By Friday, people all over the country had condemned the officers — and those that stood by without intervening — yet Brown defended them in a press conference. According to WBEN-AM radio, Byron said that Gugino was a "major instigator" within the crowd. He went on: "He was trying to spark up the crowd of people. Those people were there into the darkness. Our concern is when it gets dark, there is a potential for violence. There has been vandalism, there have been fires set, there have been stores broken into and looted."

"According to what was reported to me, that individual was a key and major instigator of people engaging in those activities," Brown said. "He was in the area after the curfew. One of the things that happened before was conflict among protesters and there was a danger of fights breaking out, and police felt it was important to clear that scene for the safety of protesters."


Despite Brown's defense, Torgalski and McCabe were condemned by Gov.
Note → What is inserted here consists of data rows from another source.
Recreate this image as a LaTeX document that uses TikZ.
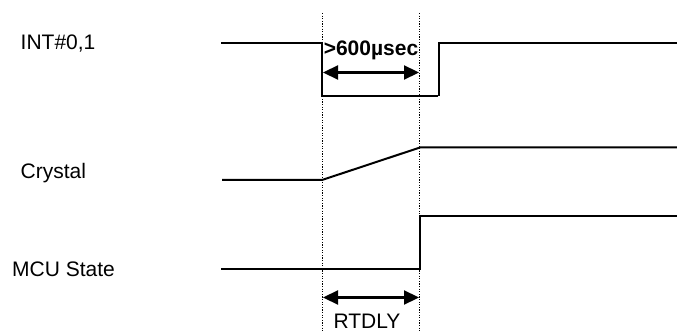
\documentclass[tikz,border=0pt]{standalone}
\usepackage{fontspec}
\setmainfont{Liberation Sans}
\usetikzlibrary{arrows.meta}
\begin{document}
\begin{tikzpicture}[x=1pt,y=-1pt,
  sig/.style={line width=2pt, line join=miter},
  guide/.style={line width=1.3pt, dash pattern=on 1.3pt off 1.3pt},
  span/.style={line width=2.2pt, {Triangle[length=15pt,width=14pt]}-{Triangle[length=15pt,width=14pt]}},
  lbl/.style={inner sep=0pt, anchor=base west, font=\fontsize{21}{25}\selectfont},
  tlbl/.style={inner sep=0pt, anchor=base, font=\fontsize{21}{25}\selectfont}]
\useasboundingbox (0,0) rectangle (677,331);
% time markers
\coordinate (ta) at (322.5,13);
\coordinate (tab) at (322.5,331);
\coordinate (tb) at (419.5,13);
\coordinate (tbb) at (419.5,331);
\draw[guide] (ta) -- (tab);
\draw[guide] (tb) -- (tbb);
% labels
\node[lbl] (lint) at (20.5,49.5) {INT\#0,1};
\node[lbl] (lcry) at (20.5,179) {Crystal};
\node[lbl] (lmcu) at (12,276) {MCU State};
% INT waveform
\draw[sig] (221,43) -- (322,43) -- (322,96) -- (438,96);
\draw[sig] (439,96) -- (439,43) -- (677,43);
% Crystal waveform
\draw[sig] (222,180) -- (322,180) -- (420,147.5) -- (677,147.5);
% MCU waveform
\draw[sig] (221,269) -- (420,269) -- (420,216) -- (677,216);
% spans
\coordinate (a1) at (323,72.5);
\coordinate (b1) at (419,72.5);
\draw[span] (a1) -- (b1);
\node[tlbl, font=\fontsize{21}{25}\selectfont\bfseries] (t1) at (371,55.5) {>600µsec};
\coordinate (a2) at (323,297.5);
\coordinate (b2) at (419,297.5);
\draw[span] (a2) -- (b2);
\node[tlbl] (t2) at (367,328) {RTDLY};
\end{tikzpicture}
\end{document}
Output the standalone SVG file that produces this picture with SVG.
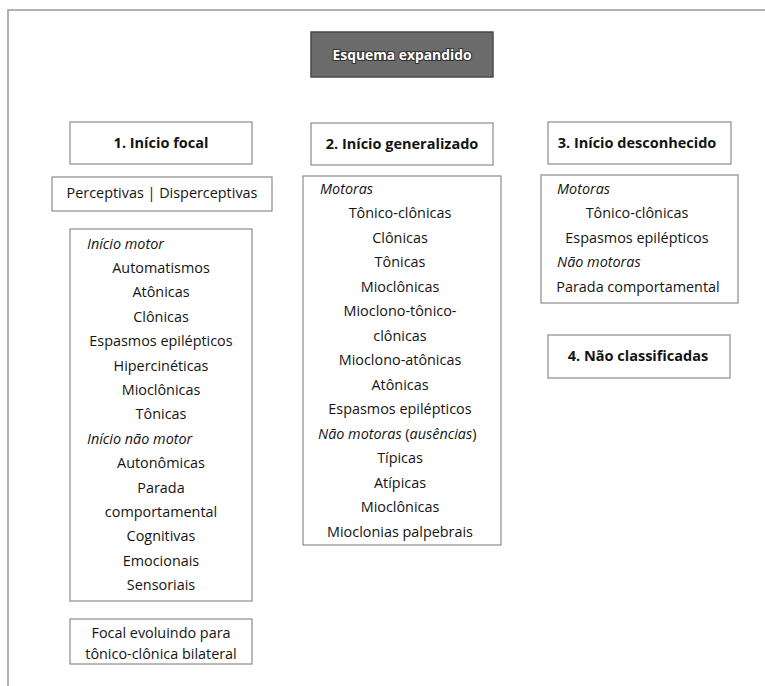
<svg xmlns="http://www.w3.org/2000/svg" width="765" height="686" viewBox="0 0 765 686">
  <style>
    .box { fill: #ffffff; stroke: #8c8c8c; stroke-width: 1.2; }
    .frame { fill: none; stroke: #9a9a9a; stroke-width: 1.5; }
    .t { font-family: "Open Sans", "Noto Sans", sans-serif; font-size: 14.4px; fill: #141414; }
    .c { text-anchor: middle; }
    .i { font-style: italic; }
    .h { font-family: "Open Sans", "Noto Sans", sans-serif; font-size: 14.5px; font-weight: bold; fill: #141414; text-anchor: middle; }
    .title { font-family: "Open Sans", "Noto Sans", sans-serif; font-size: 14px; font-weight: bold; fill: #ffffff; stroke: #333333; stroke-width: 2.2; paint-order: stroke; text-anchor: middle; }
  </style>

  <!-- page frame (top and left rule) -->
  <path class="frame" d="M8 686 V10 H765"/>

  <g id="title">
    <rect x="311" y="32" width="182" height="45" fill="#6b6b6b" stroke="#4a4a4a" stroke-width="1.5"/>
    <text class="title" x="402" y="60" textLength="139" lengthAdjust="spacingAndGlyphs">Esquema expandido</text>
  </g>

  <!-- column 1: focal onset -->
  <g id="focal-header">
    <rect class="box" x="70" y="122" width="182" height="42"/>
    <text class="h" x="161" y="148">1. Início focal</text>
  </g>

  <g id="awareness">
    <rect class="box" x="52" y="177" width="220" height="34"/>
    <text class="t c" x="162" y="198">Perceptivas | Disperceptivas</text>
  </g>

  <g id="focal-types">
    <rect class="box" x="70" y="229" width="182" height="372"/>
    <text class="t i" x="87" y="248.5">Início motor</text>
    <text class="t c" x="161" y="272.9">Automatismos</text>
    <text class="t c" x="161" y="297.3">Atônicas</text>
    <text class="t c" x="161" y="321.7">Clônicas</text>
    <text class="t c" x="161" y="346.1">Espasmos epilépticos</text>
    <text class="t c" x="161" y="370.5">Hipercinéticas</text>
    <text class="t c" x="161" y="394.9">Mioclônicas</text>
    <text class="t c" x="161" y="419.3">Tônicas</text>
    <text class="t i" x="87" y="443.7">Início não motor</text>
    <text class="t c" x="161" y="468.1">Autonômicas</text>
    <text class="t c" x="161" y="492.5">Parada</text>
    <text class="t c" x="161" y="516.9">comportamental</text>
    <text class="t c" x="161" y="541.3">Cognitivas</text>
    <text class="t c" x="161" y="565.7">Emocionais</text>
    <text class="t c" x="161" y="590.1">Sensoriais</text>
  </g>

  <g id="focal-to-bilateral">
    <rect class="box" x="70" y="619" width="182" height="45"/>
    <text class="t c" x="161" y="638">Focal evoluindo para</text>
    <text class="t c" x="161" y="659">tônico-clônica bilateral</text>
  </g>

  <!-- column 2: generalized onset -->
  <g id="generalized-header">
    <rect class="box" x="311" y="123" width="182" height="42"/>
    <text class="h" x="402" y="149">2. Início generalizado</text>
  </g>

  <g id="generalized-types">
    <rect class="box" x="303" y="176" width="198" height="369"/>
    <text class="t i" x="320" y="193.5">Motoras</text>
    <text class="t c" x="400" y="218">Tônico-clônicas</text>
    <text class="t c" x="400" y="242.5">Clônicas</text>
    <text class="t c" x="400" y="267">Tônicas</text>
    <text class="t c" x="400" y="291.5">Mioclônicas</text>
    <text class="t c" x="400" y="316">Mioclono-tônico-</text>
    <text class="t c" x="400" y="340.5">clônicas</text>
    <text class="t c" x="400" y="365">Mioclono-atônicas</text>
    <text class="t c" x="400" y="389.5">Atônicas</text>
    <text class="t c" x="400" y="414">Espasmos epilépticos</text>
    <text class="t" x="318" y="438.5"><tspan class="i">Não motoras </tspan>(<tspan class="i">ausências</tspan>)</text>
    <text class="t c" x="400" y="463">Típicas</text>
    <text class="t c" x="400" y="487.5">Atípicas</text>
    <text class="t c" x="400" y="512">Mioclônicas</text>
    <text class="t c" x="400" y="536.5">Mioclonias palpebrais</text>
  </g>

  <!-- column 3: unknown onset -->
  <g id="unknown-header">
    <rect class="box" x="548" y="122" width="183" height="42"/>
    <text class="h" x="637" y="148">3. Início desconhecido</text>
  </g>

  <g id="unknown-types">
    <rect class="box" x="541" y="175" width="197" height="128"/>
    <text class="t i" x="557" y="193.5">Motoras</text>
    <text class="t c" x="637" y="218">Tônico-clônicas</text>
    <text class="t c" x="637" y="242.5">Espasmos epilépticos</text>
    <text class="t i" x="557" y="267">Não motoras</text>
    <text class="t c" x="638" y="291.5">Parada comportamental</text>
  </g>

  <g id="unclassified">
    <rect class="box" x="548" y="335" width="182" height="43"/>
    <text class="h" x="638" y="361">4. Não classificadas</text>
  </g>

  <!-- no connectors are drawn between the boxes -->
  <g id="connectors"/>
</svg>
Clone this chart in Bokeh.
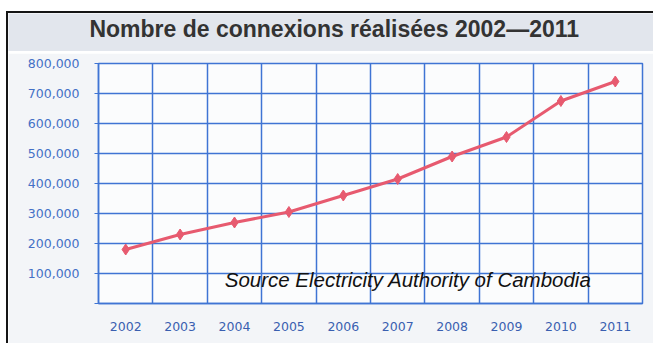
from bokeh.plotting import figure
from bokeh.models import FixedTicker, Label, NumeralTickFormatter, Range1d
from bokeh.layouts import column
from bokeh.embed import file_html
from bokeh.resources import INLINE

years = [2002, 2003, 2004, 2005, 2006, 2007, 2008, 2009, 2010, 2011]
connexions = [180000, 230000, 270000, 305000, 360000, 415000, 490000, 555000, 675000, 740000]
y_ticks = [0, 100000, 200000, 300000, 400000, 500000, 600000, 700000, 800000]
title_text = "Nombre de connexions réalisées 2002\u20142011"
source_text = "Source Electricity Authority of Cambodia"

BLUE = "#3f74d4"
LABEL_BLUE = "#4470c6"
LINE = "#e75a6f"
BAND = "#e2e6ed"

# title band
t = figure(width=645, height=38, output_backend="svg", toolbar_location=None,
           x_range=Range1d(0, 1), y_range=Range1d(0, 1),
           min_border=0, frame_align=False,
           background_fill_color=BAND, border_fill_color=BAND,
           outline_line_color=None)
t.axis.visible = False
t.grid.visible = False
t.add_layout(Label(x=0.505, y=0.6, text=title_text, text_align="center", text_baseline="middle",
                   text_font="Liberation Sans", text_font_style="bold", text_font_size="23px",
                   text_color="#333333"))

p = figure(width=645, height=292, output_backend="svg", toolbar_location=None,
           x_range=Range1d(years[0] - 0.5, years[-1] + 0.5),
           y_range=Range1d(0, 800000), frame_align=False,
           min_border_left=90, min_border_right=11, min_border_top=10, min_border_bottom=42,
           background_fill_color="#fbfcfd", border_fill_color="#f3f5f8",
           outline_line_color=BLUE, outline_line_width=1.5)

p.line(years, connexions, line_color=LINE, line_width=3)
p.scatter(years, connexions, marker="diamond", size=11, fill_color=LINE, line_color=LINE)

p.xaxis.ticker = FixedTicker(ticks=years)
p.yaxis.ticker = FixedTicker(ticks=y_ticks)
p.yaxis.formatter = NumeralTickFormatter(format="0,0")
p.yaxis.major_label_overrides = {0: ""}
for ax in (p.xaxis[0], p.yaxis[0]):
    ax.axis_line_color = BLUE
    ax.axis_line_width = 1.5
    ax.major_tick_line_color = BLUE
    ax.minor_tick_line_color = None
    ax.major_label_text_color = LABEL_BLUE
    ax.major_label_text_font = "DejaVu Sans"
    ax.major_label_text_font_size = "12.5px"
p.xaxis.major_tick_line_color = None
p.xaxis.major_label_standoff = 12
p.xaxis.major_label_text_color = "#3a5fb0"
p.yaxis.major_tick_in = 4
p.yaxis.major_tick_out = 4
p.yaxis.major_label_standoff = 15

p.xgrid.ticker = FixedTicker(ticks=[y + 0.5 for y in years[:-1]])
p.xgrid.grid_line_color = BLUE
p.xgrid.grid_line_width = 1.5
p.ygrid.grid_line_color = BLUE
p.ygrid.grid_line_width = 1.5

p.add_layout(Label(x=2003.82, y=80000, text=source_text, text_font="Liberation Sans",
                   text_font_style="italic", text_font_size="20.5px", text_color="#111111",
                   text_baseline="alphabetic"))

layout = column(t, p, spacing=2, margin=(11, 3, 0, 6),
                styles={"border-left": "2px solid #151515", "border-top": "2px solid #151515",
                        "background-color": "#ffffff"})

open("out.html", "w").write(file_html(layout, INLINE))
Andrew Cuomo on Saturday and were arrested shortly afterward. Both have pleaded not guilty to second-degree assault, and are due back in court on July 20. Meanwhile, 57 other members of Buffalo PD's emergency response team have resigned from that team in solidarity with Torgalski and McCabe, but remain on the force.

As for Gugino, he has a long history as an activist and a peaceful protester. According to a report by USA Today, Gugino worked with Witness Against Torture — an organization dedicated to closing Guantanamo Bay — among other human rights campaigns. Friends told the outlet that Gugino was thoughtful and pacifistic, and did not deserve his treatment at the hands of the police.